Michigan WildflowersBIO 118
Prerequisites: Prerequisites: READING LEVEL 2, WRITING LEVEL 2 AND MATH LEVEL 2.
Identification of common seasonal wildflowers of the open field and deciduous woods. Includes ecological significance of major families of flowers. Historical and practical information presented when appropriate. Taught primarily in the field. (15-0)
Outcomes and Objectives
Participate in the process of science.
- Make observations
- Design, conduct experiments
- Formulate and test hypothesis
- Collect data
- Analyze data
- Draw conclusions
- Report results
- Analyze and revise
Work collaboratively with classmates and instructor.
- Participate in field exercises with 1-3 classmates.

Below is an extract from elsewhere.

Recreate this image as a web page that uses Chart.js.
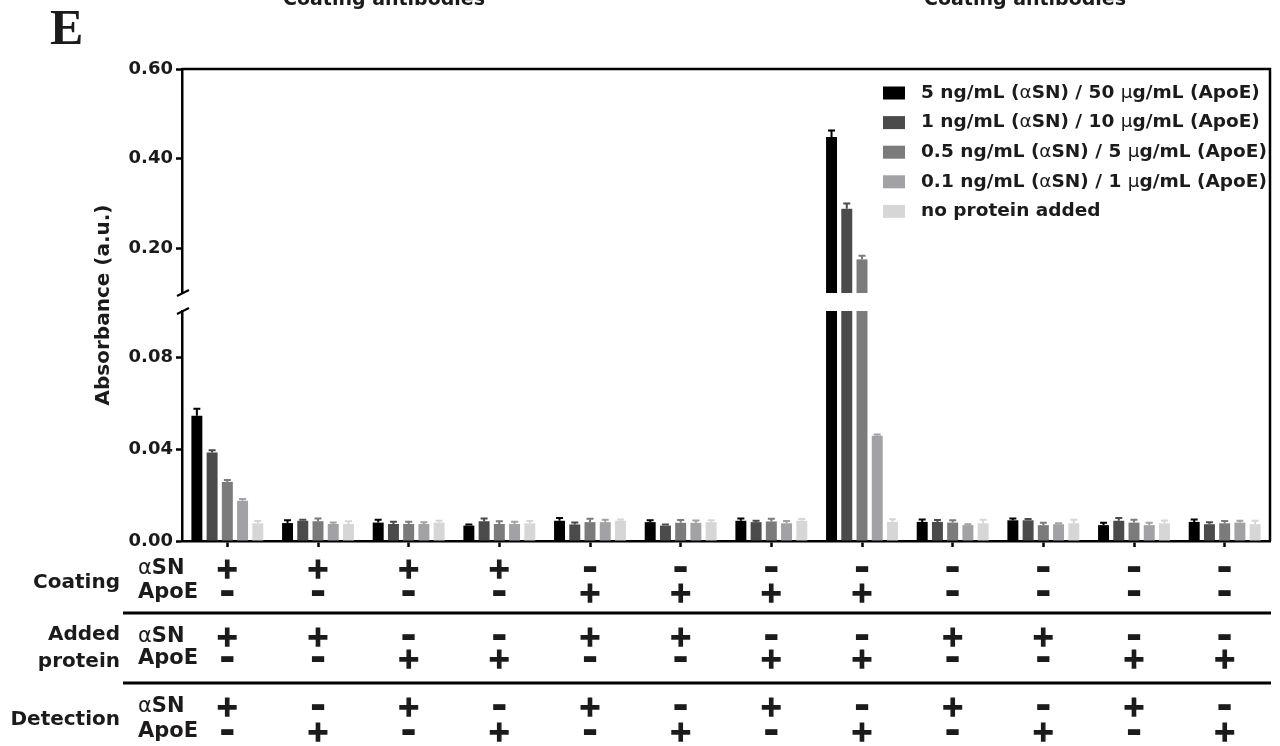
<!DOCTYPE html>
<html lang="en">
<head>
<meta charset="UTF-8">
<script src="https://cdn.jsdelivr.net/npm/chart.js"></script>
<style>
    body { margin: 0; background: #fff; }
    #wrap { width: 1280px; height: 746px; position: relative; }
</style>
<title>Absorbance ELISA</title>
</head>
<body>
<div id="wrap"><canvas id="chart"></canvas></div>
<script>
    // groups (12 coating / added / detection combinations)
    const groups = ['1', '2', '3', '4', '5', '6', '7', '8', '9', '10', '11', '12'];

    const seriesLabels = [
        '5 ng/mL (αSN) / 50 µg/mL (ApoE)',
        '1 ng/mL (αSN) / 10 µg/mL (ApoE)',
        '0.5 ng/mL (αSN) / 5 µg/mL (ApoE)',
        '0.1 ng/mL (αSN) / 1 µg/mL (ApoE)',
        'no protein added'
    ];
    const seriesColors = ['#000000', '#4b4b4b', '#7b7b7b', '#a2a2a6', '#d6d6d6'];

    // absorbance values
    const conc5   = [0.0545, 0.0078, 0.0080, 0.0067, 0.0088, 0.0082, 0.0088, 0.448, 0.0083, 0.0090, 0.0069, 0.0083];
    const conc1   = [0.0385, 0.0088, 0.0074, 0.0086, 0.0072, 0.0067, 0.0082, 0.288, 0.0083, 0.0090, 0.0088, 0.0073];
    const conc05  = [0.0257, 0.0086, 0.0074, 0.0074, 0.0082, 0.0079, 0.0085, 0.175, 0.0080, 0.0069, 0.0080, 0.0077];
    const conc01  = [0.0175, 0.0074, 0.0074, 0.0074, 0.0082, 0.0079, 0.0077, 0.0458, 0.0069, 0.0073, 0.0069, 0.0080];
    const noProt  = [0.0077, 0.0074, 0.0080, 0.0077, 0.0088, 0.0082, 0.0088, 0.0083, 0.0077, 0.0077, 0.0077, 0.0073];

    // error bars (upper half only)
    const err5    = [0.0030, 0.0012, 0.0012, 0.0005, 0.0012, 0.0008, 0.0010, 0.015, 0.0010, 0.0008, 0.0010, 0.0010];
    const err1    = [0.0010, 0.0004, 0.0010, 0.0012, 0.0008, 0.0005, 0.0006, 0.012, 0.0008, 0.0006, 0.0012, 0.0008];
    const err05   = [0.0008, 0.0012, 0.0010, 0.0012, 0.0015, 0.0012, 0.0012, 0.008, 0.0010, 0.0010, 0.0012, 0.0010];
    const err01   = [0.0008, 0.0006, 0.0008, 0.0010, 0.0010, 0.0010, 0.0010, 0.0005, 0.0004, 0.0004, 0.0010, 0.0008];
    const errNone = [0.0010, 0.0012, 0.0008, 0.0010, 0.0006, 0.0008, 0.0008, 0.0012, 0.0015, 0.0015, 0.0012, 0.0015];

    const values = [conc5, conc1, conc05, conc01, noProt];
    const errors = [err5, err1, err05, err01, errNone];

    // broken y axis
    const LOW_MAX = 0.10;
    const HIGH_MAX = 0.60;
    const lowTicks = [0.00, 0.04, 0.08];
    const highTicks = [0.20, 0.40, 0.60];

    // condition table under the axis
    const coatingSN    = ['+', '+', '+', '+', '-', '-', '-', '-', '-', '-', '-', '-'];
    const coatingApoE  = ['-', '-', '-', '-', '+', '+', '+', '+', '-', '-', '-', '-'];
    const addedSN      = ['+', '+', '-', '-', '+', '+', '-', '-', '+', '+', '-', '-'];
    const addedApoE    = ['-', '-', '+', '+', '-', '-', '+', '+', '-', '-', '+', '+'];
    const detectionSN  = ['+', '-', '+', '-', '+', '-', '+', '-', '+', '-', '+', '-'];
    const detectionApoE= ['-', '+', '-', '+', '-', '+', '-', '+', '-', '+', '-', '+'];

    const FONT = '"DejaVu Sans", sans-serif';
    const INK = '#1c1a1b';
    const AXIS_W = 182;

    const datasets = [];
    values.forEach((vals, i) => {
        datasets.push({
            label: seriesLabels[i],
            data: vals.map(v => Math.min(v, LOW_MAX)),
            backgroundColor: seriesColors[i],
            yAxisID: 'yLow',
            stack: 's' + i,
            categoryPercentage: 0.84,
            barPercentage: 0.72
        });
    });
    values.forEach((vals, i) => {
        datasets.push({
            label: seriesLabels[i] + ' (upper)',
            data: vals.map(v => v > LOW_MAX ? v : null),
            base: LOW_MAX,
            backgroundColor: seriesColors[i],
            yAxisID: 'yHigh',
            stack: 's' + i,
            categoryPercentage: 0.84,
            barPercentage: 0.72
        });
    });

    // text with thin greek letters, like the original
    function drawMixed(ctx, text, x, y, size) {
        const parts = text.split(/([αµ])/).filter(p => p.length);
        let cx = x;
        ctx.textAlign = 'left';
        parts.forEach(p => {
            ctx.font = (p === 'α' || p === 'µ') ? `${size}px ${FONT}` : `bold ${size}px ${FONT}`;
            ctx.fillText(p, cx, y);
            cx += ctx.measureText(p).width;
        });
    }

    function drawSign(ctx, s, x, y) {
        ctx.font = s === '+' ? `bold 28px ${FONT}` : `bold 40px ${FONT}`;
        ctx.textAlign = 'center';
        ctx.textBaseline = 'alphabetic';
        const m = ctx.measureText(s);
        const yy = y + (m.actualBoundingBoxAscent - m.actualBoundingBoxDescent) / 2;
        ctx.fillText(s, x, yy);
        if (s === '+') {
            ctx.lineWidth = 1.4;
            ctx.strokeStyle = INK;
            ctx.strokeText(s, x, yy);
        }
    }

    const errorBars = {
        id: 'errorBars',
        afterDatasetsDraw(chart) {
            const ctx = chart.ctx;
            ctx.save();
            values.forEach((vals, i) => {
                const meta = chart.getDatasetMeta(i);
                vals.forEach((v, j) => {
                    const scale = v > LOW_MAX ? chart.scales.yHigh : chart.scales.yLow;
                    const x = meta.data[j].x;
                    const y0 = scale.getPixelForValue(v);
                    const y1 = scale.getPixelForValue(v + errors[i][j]);
                    ctx.strokeStyle = seriesColors[i];
                    ctx.lineWidth = 2;
                    ctx.beginPath();
                    ctx.moveTo(x, y0);
                    ctx.lineTo(x, y1);
                    ctx.moveTo(x - 3.5, y1);
                    ctx.lineTo(x + 3.5, y1);
                    ctx.stroke();
                });
            });
            ctx.restore();
        }
    };

    const decorations = {
        id: 'decorations',
        afterDraw(chart) {
            const ctx = chart.ctx;
            const area = chart.chartArea;
            const xs = chart.scales.x;
            const hi = chart.scales.yHigh;
            const lo = chart.scales.yLow;
            ctx.save();
            ctx.fillStyle = INK;
            ctx.strokeStyle = '#000';

            // panel letter and cut-off headings
            ctx.font = 'bold 50px "Liberation Serif", serif';
            ctx.textAlign = 'left';
            ctx.textBaseline = 'alphabetic';
            ctx.fillText('E', 50, 44);
            ctx.font = `bold 19px ${FONT}`;
            ctx.fillText('Coating antibodies', 283, 5);
            ctx.fillText('Coating antibodies', 924, 5);

            // frame: top and right
            ctx.lineWidth = 2.5;
            ctx.beginPath();
            ctx.moveTo(area.left, area.top);
            ctx.lineTo(area.right, area.top);
            ctx.lineTo(area.right, area.bottom);
            ctx.stroke();

            // axis break marks
            ctx.lineWidth = 2;
            [hi.bottom, lo.top].forEach(y => {
                ctx.beginPath();
                ctx.moveTo(area.left - 5, y + 3);
                ctx.lineTo(area.left + 7, y - 3);
                ctx.stroke();
            });

            // y axis title
            ctx.save();
            ctx.translate(104, (area.top + area.bottom) / 2);
            ctx.rotate(-Math.PI / 2);
            ctx.font = `bold 20px ${FONT}`;
            ctx.textAlign = 'center';
            ctx.textBaseline = 'middle';
            ctx.fillText('Absorbance (a.u.)', 0, 0);
            ctx.restore();

            // legend
            ctx.textBaseline = 'middle';
            seriesLabels.forEach((lab, i) => {
                const y = 93 + i * 29.6;
                ctx.fillStyle = seriesColors[i];
                ctx.fillRect(883, y - 6.5, 22, 13);
                ctx.fillStyle = INK;
                drawMixed(ctx, lab, 921, y, 18.5);
            });

            // condition table
            const rowLabels = [
                {text: 'Coating', y: 583},
                {text: 'Added', y: 635},
                {text: 'protein', y: 662},
                {text: 'Detection', y: 720}
            ];
            ctx.font = `bold 20px ${FONT}`;
            ctx.textAlign = 'right';
            ctx.textBaseline = 'middle';
            rowLabels.forEach(r => ctx.fillText(r.text, 120, r.y));

            const rows = [
                {name: 'αSN', y: 569, signs: coatingSN},
                {name: 'ApoE', y: 593, signs: coatingApoE},
                {name: 'αSN', y: 637, signs: addedSN},
                {name: 'ApoE', y: 659, signs: addedApoE},
                {name: 'αSN', y: 707, signs: detectionSN},
                {name: 'ApoE', y: 732, signs: detectionApoE}
            ];
            rows.forEach(r => {
                ctx.textBaseline = 'middle';
                drawMixed(ctx, r.name, 138, r.y, 21);
                r.signs.forEach((s, j) => drawSign(ctx, s, xs.getPixelForValue(j), r.y));
            });

            ctx.lineWidth = 3;
            ctx.strokeStyle = '#000';
            [613, 683].forEach(y => {
                ctx.beginPath();
                ctx.moveTo(123, y);
                ctx.lineTo(area.right + 1, y);
                ctx.stroke();
            });
            ctx.restore();
        }
    };

    const yTickFont = {family: FONT, size: 18, weight: 'bold'};

    new Chart(document.getElementById('chart'), {
        type: 'bar',
        data: {labels: groups, datasets: datasets},
        options: {
            responsive: true,
            maintainAspectRatio: false,
            animation: false,
            layout: {padding: {left: 0, right: 10, top: 69, bottom: 199}},
            plugins: {
                legend: {display: false},
                tooltip: {enabled: false}
            },
            scales: {
                x: {
                    offset: true,
                    grid: {offset: false, drawOnChartArea: false, drawTicks: true, tickLength: 6, tickWidth: 2.5, tickColor: '#000'},
                    border: {color: '#000', width: 2.5},
                    ticks: {display: false},
                    afterFit: s => { s.height = 6; }
                },
                yLow: {
                    type: 'linear',
                    position: 'left',
                    stack: 'y',
                    stackWeight: 230,
                    stacked: false,
                    min: 0,
                    max: LOW_MAX,
                    afterBuildTicks: s => { s.ticks = lowTicks.map(v => ({value: v})); },
                    afterFit: s => { s.width = AXIS_W; },
                    ticks: {color: INK, font: yTickFont, padding: 3, callback: v => v.toFixed(2)},
                    grid: {drawOnChartArea: false, tickLength: 6, tickWidth: 2.5, tickColor: '#000'},
                    border: {color: '#000', width: 2.5}
                },
                yGap: {
                    type: 'linear',
                    position: 'left',
                    stack: 'y',
                    stackWeight: 18,
                    min: 0,
                    max: 1,
                    afterFit: s => { s.width = AXIS_W; },
                    ticks: {display: false},
                    grid: {display: false},
                    border: {display: false}
                },
                yHigh: {
                    type: 'linear',
                    position: 'left',
                    stack: 'y',
                    stackWeight: 224,
                    stacked: false,
                    min: LOW_MAX,
                    max: HIGH_MAX,
                    afterBuildTicks: s => { s.ticks = highTicks.map(v => ({value: v})); },
                    afterFit: s => { s.width = AXIS_W; },
                    ticks: {color: INK, font: yTickFont, padding: 3, callback: v => v.toFixed(2)},
                    grid: {drawOnChartArea: false, tickLength: 6, tickWidth: 2.5, tickColor: '#000'},
                    border: {color: '#000', width: 2.5}
                }
            }
        },
        plugins: [errorBars, decorations]
    });
</script>
</body>
</html>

- Share the workload in each field experience.
- Share experience of acquiring, transporting, cleaning, and storing equipment used in class.
- Share ideas and effectively dialogue with classmates.
Demonstrate the competent use of instruments and technology used in the field to analyze wildflowers and ecosystem symbiosis and synergy.
- Use metric systems and typical devices to measure mass, length, volume and temperature.
- Follow directions provided with various kinds of scientific equipment.
- Use a pH meter, magnifying glass and light meter.
Competently communicate about Michigan wildflowers and their biotic and abiotic interaction.
- Read critically
- Write effectively
- Listen actively
- Speak effectively
- Be able to interpret graphs, charts
- Compile a journal summarizing appropriate activities
Demonstrate the ability to think critically.
- Integrate concepts.
- Solve problems.
- Draw logical conclusions.
- Carefully examine evidence.
- Correlate relationships.
- Distinguish between simple correlation and cause and effect.
Demonstrate competence in preparation of and participation in field activities.
- Participate in field activities and use appropriate equipment to conduct field activities.
- Select appropriate dress and equipment for overnight experience or single-day experience.
- Demonstrate safe and appropriate behavior during sessions.
- Use keys and resource books to identify and set perspective of natural history of organisms.
- Measure and characterize individual species members and their environmental significance.
- Report the results of outdoor studies conducted during sessions.
Describe Michigan wildflowers in relationship to one another and their non-living environment.
- Identify biotic and abiotic factors in appropriate settings.
- Describe the niche and habitat concept.
- Differentiate between a community and an ecosystem.
- List components of an ecosystem.
- Describe and identify individual related species of Michigan wildflowers.
- Recognize symbiotic and synergistic relationships in ecosystems visited.
- Explain natural history of key species.
- Understand medicinal value of lay species.
- Understand historical significance of key species.
- Relate environmental factors to diversity, abundance and quality of species observed.
Describe how the biotic elements in the ecosystems change over time in Michigan.
- Recognize the process of succession in the ecosystems visited.
- Identify and describe the wildflowers of the grassland, deciduous forest, coniferous forest, marsh, bog and swamp.
- Recognize the physical and seasonal features which will determine types of wildflowers seen.
- Describe the role of soil type, hydrology and local physiographic factors.
- Describe the relationship of wildflowers to shrubs and trees of each ecosystem visited.